Indian Mridangam exponent (1920–2019)

Madras A. Kannan was a Mridangam exponent from Tamil Nadu, India. Due to his outstanding performances in the field of percussion, he is often called as the Mrudanga Samrat which literally means "Emperor of Mridangam". He received several awards including Sangeet Natak Akademi Award and Kalaimamani.

==Biography==
A. Kannan was born in 1920 in present-day Chennai, Tamil Nadu. At the age of six, he learned Mridangam from Peetambara Desai. Later he became a disciple of Thanjavur Ramadas Rao. Although he studied Veena and Carnatic music with Mridangam, he established himself only in Mridangam. His father Adhimoolam who played a major role in grooming him, was instrumental in making him concentrate only in mridangam. At the age of 12, he recited the Mridangam in front of Maharaja Krishna Rajendra Wadiyar at the Mysore Palace. In 1981, he was appointed as a state artiste by Tamil Nadu government.

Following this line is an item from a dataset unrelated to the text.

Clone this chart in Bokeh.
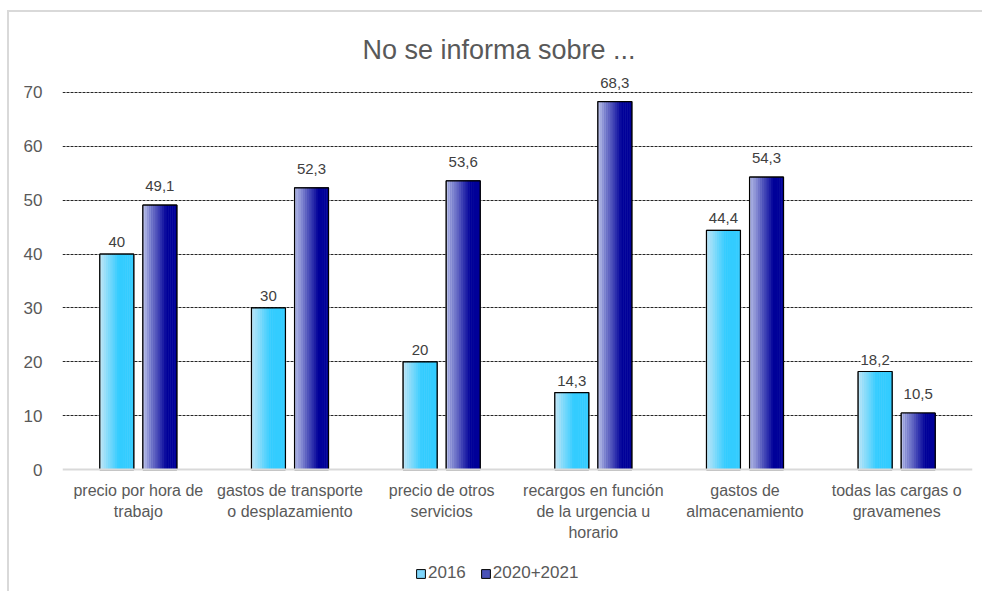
from bokeh.plotting import figure
from bokeh.models import (ColumnDataSource, FactorRange, Range1d, LabelSet, Legend,
                          LegendItem, Title, Span)
from bokeh.core.properties import value
from bokeh.transform import dodge
from bokeh.embed import file_html
from bokeh.resources import INLINE

categories = [
    "precio por hora de\ntrabajo",
    "gastos de transporte\no desplazamiento",
    "precio de otros\nservicios",
    "recargos en función\nde la urgencia u\nhorario",
    "gastos de\nalmacenamiento",
    "todas las cargas o\ngravamenes",
]
series_names = ["2016", "2020+2021"]
values_2016 = [40, 30, 20, 14.3, 44.4, 18.2]
values_2020 = [49.1, 52.3, 53.6, 68.3, 54.3, 10.5]
y_ticks = [0, 10, 20, 30, 40, 50, 60, 70]


def fmt(v):
    return f"{v:g}".replace(".", ",")


src = ColumnDataSource(dict(
    cat=categories,
    v1=values_2016,
    v2=values_2020,
    l1=[fmt(v) for v in values_2016],
    l2=[fmt(v) for v in values_2020],
    zero=[0] * len(categories),
))

FONT = "Liberation Sans"
W, H = 975, 581

p = figure(x_range=FactorRange(*categories), y_range=Range1d(-23, 75),
           width=W, height=H, output_backend="svg", toolbar_location=None,
           min_border_left=53, min_border_right=12, min_border_top=53,
           min_border_bottom=0, outline_line_color=None,
           background_fill_color="white", border_fill_color="white")
p.margin = (10, 0, 0, 7)
p.styles = {"border-top": "2px solid #d9d9d9", "border-left": "2px solid #d9d9d9"}

p.title = Title(text="No se informa sobre ...", align="left",
                text_font=FONT, text_font_size="27px", text_font_style="normal",
                text_color="#595959", offset=300, standoff=2)

# grid / axes
p.xaxis.visible = False
p.xgrid.grid_line_color = None
p.ygrid.grid_line_color = "#000000"
p.ygrid.grid_line_dash = "3 1"
p.ygrid.grid_line_width = 1
p.ygrid.grid_line_alpha = 0.85
p.yaxis.ticker = y_ticks
p.ygrid.ticker = [10, 20, 30, 40, 50, 60, 70]
p.yaxis.axis_line_color = None
p.yaxis.major_tick_line_color = None
p.yaxis.minor_tick_line_color = None
p.yaxis.major_label_text_font = FONT
p.yaxis.major_label_text_font_size = "17px"
p.yaxis.major_label_text_color = "#595959"
p.yaxis.major_label_standoff = 14

BAR_W = 0.224
OFF = 0.142
N = 16


def lerp(c1, c2, t):
    return "#%02x%02x%02x" % tuple(int(round(a + (b - a) * t)) for a, b in zip(c1, c2))


grads = [((196, 230, 247), (51, 204, 255), 0.55), ((188, 196, 234), (0, 0, 153), 0.7)]
base_cols = ["#7fd6fb", "#4a52b8"]
fields = ["v1", "v2"]
offsets = [-OFF, OFF]
base_r = []

for s in range(2):
    light, dark, stop = grads[s]
    # base bar (carries the legend swatch), covered by the gradient slices
    r = p.vbar(x=dodge("cat", offsets[s], range=p.x_range), top=fields[s],
               width=BAR_W, bottom=0, source=src, fill_color=base_cols[s],
               line_color="#000000", line_width=1)
    base_r.append(r)
    for i in range(N):
        t = (i + 0.5) / N
        col = lerp(light, dark, min(t / stop, 1.0))
        xo = offsets[s] - BAR_W / 2 + BAR_W * t
        p.vbar(x=dodge("cat", xo, range=p.x_range), top=fields[s],
               width=BAR_W / N * 1.08, bottom=0, source=src,
               fill_color=col, line_color=None)
    p.vbar(x=dodge("cat", offsets[s], range=p.x_range), top=fields[s],
           width=BAR_W, bottom=0, source=src, fill_color=None,
           line_color="#000000", line_width=1.2)

# category axis line and labels
p.add_layout(Span(location=0, dimension="width", line_color="#d9d9d9", line_width=2))
p.text(x="cat", y="zero", text="cat", source=src, y_offset=12,
       text_align="center", text_baseline="top", text_font=value(FONT),
       text_font_size=value("16px"), text_color="#595959", text_line_height=1.25)

# data labels
label_offsets = [7, 14]
for s, lf in enumerate(["l1", "l2"]):
    labels = LabelSet(x=dodge("cat", offsets[s], range=p.x_range), y=fields[s],
                      text=lf, source=src, text_align="center",
                      text_baseline="bottom", y_offset=label_offsets[s],
                      text_font=value(FONT), text_font_size=value("15px"),
                      text_color="#404040",
                      background_fill_color="white")
    p.add_layout(labels)

legend = Legend(items=[LegendItem(label=series_names[i], renderers=[base_r[i]])
                       for i in range(2)],
                orientation="horizontal", location=(353, 10),
                label_text_font=FONT, label_text_font_size="17px",
                label_text_color="#595959", glyph_width=11, glyph_height=11,
                label_standoff=2, spacing=14, padding=2, margin=0,
                border_line_color=None, background_fill_alpha=0)
p.add_layout(legend, "center")

open("out.html", "w").write(file_html(p, INLINE))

Kannan has worked as a staff artist at All India Radio, Chennai and has also taught at the College of Music, Annamalai University and various private institutions. He has performed in various stages and provided extensive training to students, including sixth-generation students from South Africa.

Kannan, who stands out in the Carnatic music scene with his innovative style and rhythmic skills has many published recordings with famous Carnatic singers and instrumentalists from the country. He has played with noted carnatic musicians including Tiger Varadachariar, Ariyakudi Ramanuja Iyengar, Chembai, M. Balamuralikrishna, G. N. Balasubramaniam, Madurai Mani Iyer, Dandapani Desikar, Sirkazhi Govindarajan, S. Somasundaram, T. N. Seshagopalan, U. Srinivas, N. Ravikiran, Sriram Parthasarathy and Parur Sundaram Iyer. He was a regular participant in the Mysore Dasara Music Festival. Until 2017, Kannan used to attend concerts and later withdrew from concerts due to health issues.

He died at the age of 99 on 2019 April 1, in Chennai, Tamil Nadu.